One friend at the time described my behaviour as being blinded by ‘the star’ and living out the American Dream, staring in a movie, albeit a Jaglom film. Really it was about how fascinating Dennis was to me, a little middle-class Jewish girl from Cape Breton, never imaging that a man would ever hit me. Here I was staying in the house of Mable Dodge and Tony Luhan in Taos, New Mexico where Mable had brought D.H. Lawrence, where the Indians chant on the radio at night, where there are Hot Springs and rumours that this is the oldest place on Earth, where pottery shards grew like weeds in the sides of sacred mountains.

It was heaven and it was Hell. Dennis made it so.

He claimed that despite his obvious abusiveness, resentment and love/hate relationship with the female sex, he helped women to find themselves. It was a puzzle for him, and who else besides a shrink you paid took that much interest in your psychology.

Admittedly, I was quite self-fascinated at the time. I was my own mirror into the World of Emotions and Reactions, of studying my own behaviour, my own unconscious to be able to serve as an actor. With Dennis, there was never a dull moment. The drama of entering New Mexico, of the Taos Artist Community that reminded me so much of the Markle/Headly/Raynor/Coughtree fabulous weekend drunks with the Boys from the Three Schools – artists and madmen, my people.

But no one had ever hit me before and the shock of that first altercation with Dennis should have been enough to send me screaming from a situation that I had no ‘smarts’ to handle.

But I loved him..honest to pete, I was crazy about him.

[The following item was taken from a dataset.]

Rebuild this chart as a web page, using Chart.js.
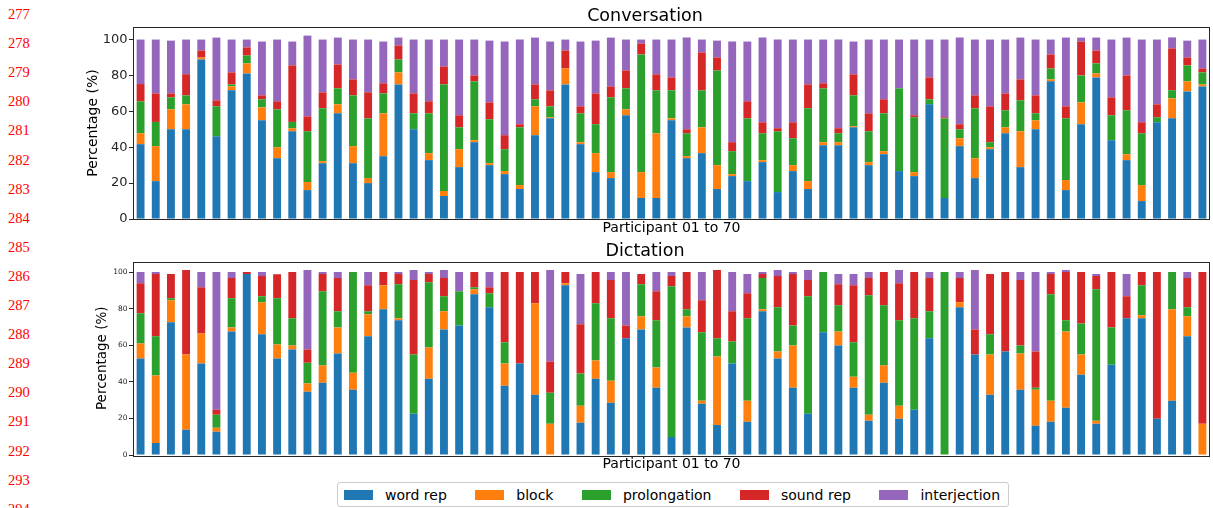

My ribs healed, I went back to L.A. to work on a short film and then, I went back to New Mexico! Because I guess I hadn’t learned the lesson well enough: That a man, you thought cared for you could beat you up and hurt you physically. Call it loss of innocence or a cure for naivety. When I finally ran from Dennis’ House in the middle of the night following a terrifying frightening beating from a freaked out, insane spewing lunatic, I called a cab which ended up dumping me and my trunk in the middle of the dark night Taos road. I prayed to God (fallen from my atheistic pinnacle) that whatever piece of information I was lacking, whatever I needed to learn to not be in this position, whatever I needed to have happen to rescue me, would happen and I would survive and thrive again.

And it did come to pass, I was rescued, I played out a final scene’ with Dennis, called the ambulance to pick him up from an accident of his own causing and moved on.

Dennis may have been right that the women he was involved with all learned valuable lessons in life. That they left him better than they arrived. I can’t speak for other women but I did learn a lesson for my own life that would be beneficial. Oh cruel teachers, I even appreciate your lessons because how ever we learn, we must. For me that period of my life was an opportunity if I could survive Hopper and my own ‘craziness’ – an effigy of my failed self - that little girl was who walked bravely into the lion’s den because she was too stupid to know better.

Still I feel a bit squeamish at Dargis’ revering of Dennis Hopper, that he gets to be lauded and appreciated before he dies. I don’t begrudge it exactly. He’s young to die, though he has packed some serious living into his iconic life. Because Dennis in his insanity did as Dargis said “push it to the edge, gave us “uncomfortable, … to embarrassing” work as an actor, revealing a man on “the verge of losing control”.

Brecht said: “the art of the actor is to expose life”. Dennis Hopper consciously or otherwise gave us a case study of a dangerous man – certainly for me that is what he was. The American Dream gone bad. I think he “blew it” as a human being in certain ways, I think he got away with too much, that he profited from a Hollywood and an World that gave him his success.

Someone once asked me in Dennis’ presence what the Last movie was really about. I said it was about Jesus Christ dying on the Cross. Dennis agreed. Dennis was the quintessential actor/martyr. A classic sado-masochist. We could watch his terrifying antics and laugh and be titillated because at the basis of our obsession with pornography and sexualising and using and abusing, he was Catholic enough to also beat himself up.